Worldport’s temporary standstill matters far beyond Louisville. The hub handles more than 300 flights a day, with capacity to process up to 416,000 packages and documents per hour—volume that ripples through overnight air‑to‑ground handoffs across the U.S. and into international lanes. Even a single missed sort can push next‑day commitments into two‑day territory if contingency lift and linehaul aren’t available.
UPS confirmed the accident at approximately 5:20 p.m. ET and said it is cooperating with federal investigators, adding that it halted sorting at Worldport Tuesday night to focus on emergency response and family assistance. The company posted a hotline for relatives seeking information.
The NTSB launched a go‑team to Kentucky and designated Board Member Todd Inman as on‑scene spokesperson.

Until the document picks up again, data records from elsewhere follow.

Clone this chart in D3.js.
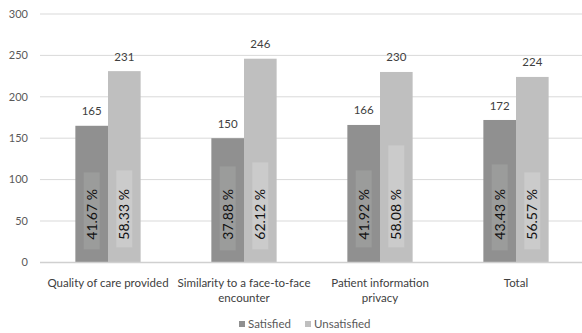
<!DOCTYPE html>
<html>
<head>
<meta charset="utf-8">
<script src="https://cdn.jsdelivr.net/npm/d3@7"></script>
<style>
  html, body { margin: 0; padding: 0; background: #fff; }
  svg { display: block; font-family: Lato, "Open Sans", sans-serif; }
</style>
</head>
<body>
<svg id="chart" width="582" height="333"></svg>
<script>
// Survey results: counts and shares per aspect
const categories = [
  ["Quality of care provided"],
  ["Similarity to a face-to-face", "encounter"],
  ["Patient information", "privacy"],
  ["Total"]
];
const seriesNames = ["Satisfied", "Unsatisfied"];
const satisfied = [165, 150, 166, 172];
const unsatisfied = [231, 246, 230, 224];
const satisfiedPct = ["41.67 %", "37.88 %", "41.92 %", "43.43 %"];
const unsatisfiedPct = ["58.33 %", "62.12 %", "58.08 %", "56.57 %"];
const yTicks = [0, 50, 100, 150, 200, 250, 300];

// Inner label box extents (px above the baseline: top, bottom) per bar
const labelBoxes = [
  [[90, 13], [92, 15]],
  [[96, 12], [100, 13]],
  [[92, 15], [117, 15]],
  [[98, 12], [90, 13]]
];

const colors = ["#909090", "#bfbfbf"];
const boxColors = ["#9b9c9b", "#cbcbcb"];

const svg = d3.select("#chart");
const plot = { left: 40, right: 584, top: 14, bottom: 262.4 };

const y = d3.scaleLinear().domain([0, 300]).range([plot.bottom, plot.top]);
const x0 = d3.scaleBand().domain(d3.range(categories.length))
  .range([plot.left, plot.right]).paddingInner(0.52).paddingOuter(0.26);
const x1 = d3.scaleBand().domain([0, 1]).range([0, x0.bandwidth()]);

// Gridlines
svg.append("g").selectAll("line").data(yTicks.slice(1)).join("line")
  .attr("x1", plot.left).attr("x2", 582)
  .attr("y1", d => y(d)).attr("y2", d => y(d))
  .attr("stroke", "#d9d9d9").attr("stroke-width", 1);

// Y-axis tick labels
svg.append("g").selectAll("text").data(yTicks).join("text")
  .attr("x", 28).attr("y", d => y(d)).attr("dy", "0.35em")
  .attr("text-anchor", "end").attr("font-size", 11).attr("fill", "#595959")
  .text(d => d);

const rows = categories.map((c, i) => ({
  i,
  vals: [satisfied[i], unsatisfied[i]],
  pcts: [satisfiedPct[i], unsatisfiedPct[i]]
}));

const groups = svg.append("g").selectAll("g").data(rows).join("g")
  .attr("transform", d => `translate(${x0(d.i)},0)`);

const bars = groups.selectAll("g.bar").data(d => d.vals.map((v, s) => ({
  v, s, pct: d.pcts[s], box: labelBoxes[d.i][s]
}))).join("g").attr("class", "bar");

bars.append("rect")
  .attr("x", d => x1(d.s)).attr("width", x1.bandwidth())
  .attr("y", d => y(d.v)).attr("height", d => y(0) - y(d.v))
  .attr("fill", d => colors[d.s]);

// Value labels above bars
bars.append("text")
  .attr("x", d => x1(d.s) + x1.bandwidth() / 2)
  .attr("y", d => y(d.v) - 14.5).attr("dy", "0.35em")
  .attr("text-anchor", "middle").attr("font-size", 11.5).attr("fill", "#404040")
  .text(d => d.v);

// Inner percentage labels with boxes
bars.append("rect")
  .attr("x", d => x1(d.s) + x1.bandwidth() / 2 - 8).attr("width", 16)
  .attr("y", d => y(0) - d.box[0]).attr("height", d => d.box[0] - d.box[1])
  .attr("fill", d => boxColors[d.s]);

bars.append("text")
  .attr("transform", d => `translate(${x1(d.s) + x1.bandwidth() / 2},${y(0) - 48}) rotate(-90)`)
  .attr("dy", "0.36em").attr("text-anchor", "middle")
  .attr("font-size", 14).attr("fill", "#111")
  .text(d => d.pct);

// Baseline
svg.append("line")
  .attr("x1", plot.left).attr("x2", 582).attr("y1", y(0)).attr("y2", y(0))
  .attr("stroke", "#d0d0d0").attr("stroke-width", 1.5);

// Category labels
const cat = svg.append("g").selectAll("text").data(categories).join("text")
  .attr("x", (d, i) => x0(i) + x0.bandwidth() / 2)
  .attr("y", 282.5).attr("text-anchor", "middle")
  .attr("font-size", 11.5).attr("fill", "#404040");
cat.selectAll("tspan").data(d => d).join("tspan")
  .attr("x", function() { return this.parentNode.getAttribute("x"); })
  .attr("dy", (d, j) => j === 0 ? "0.35em" : 15.5)
  .text(d => d);

// Legend
const legendX = [239, 305];
const legend = svg.append("g").selectAll("g").data(seriesNames).join("g")
  .attr("transform", (d, i) => `translate(${legendX[i]},324)`);
legend.append("rect").attr("x", 0).attr("y", -3).attr("width", 6).attr("height", 6)
  .attr("fill", (d, i) => colors[i]);
legend.append("text").attr("x", 9).attr("dy", "0.35em")
  .attr("font-size", 11.5).attr("fill", "#595959").text(d => d);
</script>
</body>
</html>
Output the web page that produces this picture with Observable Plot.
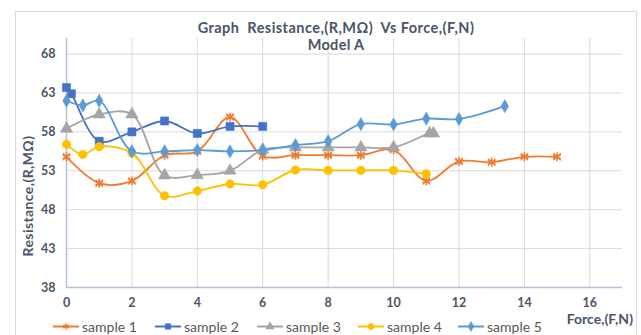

Boeing has offered technical assistance, standard practice when an aircraft it supports is involved in a major event. While a preliminary update is expected soon, officials cautioned a full report and any probable‑cause finding could take up to two years.
For shippers and carriers, the near‑term playbook is clear: expect rolling delays for premium air services that traverse Louisville and plan for re‑timed pickups, extended tender windows and short‑haul relays as UPS reworks routings. Linehaul fleets that feed UPS facilities should watch for late equipment turns and heavier daytime dispatches as the network recovers. Local carriers operating near Fern Valley Road and Grade Lane should anticipate detours and prolonged access restrictions while recovery and grid searches continue. (Airport officials advised passengers and carriers to monitor status updates as reopening proceeds.)
Longer term, the investigation’s focus on a possible engine separation will draw industry scrutiny given the MD‑11’s three‑engine design and age profile within the express fleet. UPS operates a mixed freighter lineup that includes MD‑11s alongside 757s, 767s and 747s; any interim inspection directives or voluntary checks could temporarily tighten widebody capacity and raise the bar for on‑time performance during the peak pre‑holiday window.
As Louisville mourns, first responders reported the main fire largely contained late Tuesday, allowing a methodical search of the debris field. Officials signaled the toll could still rise as teams work through damaged buildings near the runway.
Why it matters for trucking: When the air sort stops, daytime trucking feels it next. Missed sorts force overflow to alternate hubs and create uneven freight pulses into regional facilities. That can mean late‑arriving trailers, compressed dock schedules and re‑sequenced deliveries for parcel‑dedicated and contract carriers alike. Building slack into routes over the next 48–72 hours, coordinating closely with UPS dispatch, and staging extra drivers for late turns can help cushion the network until Louisville’s cadence normalizes.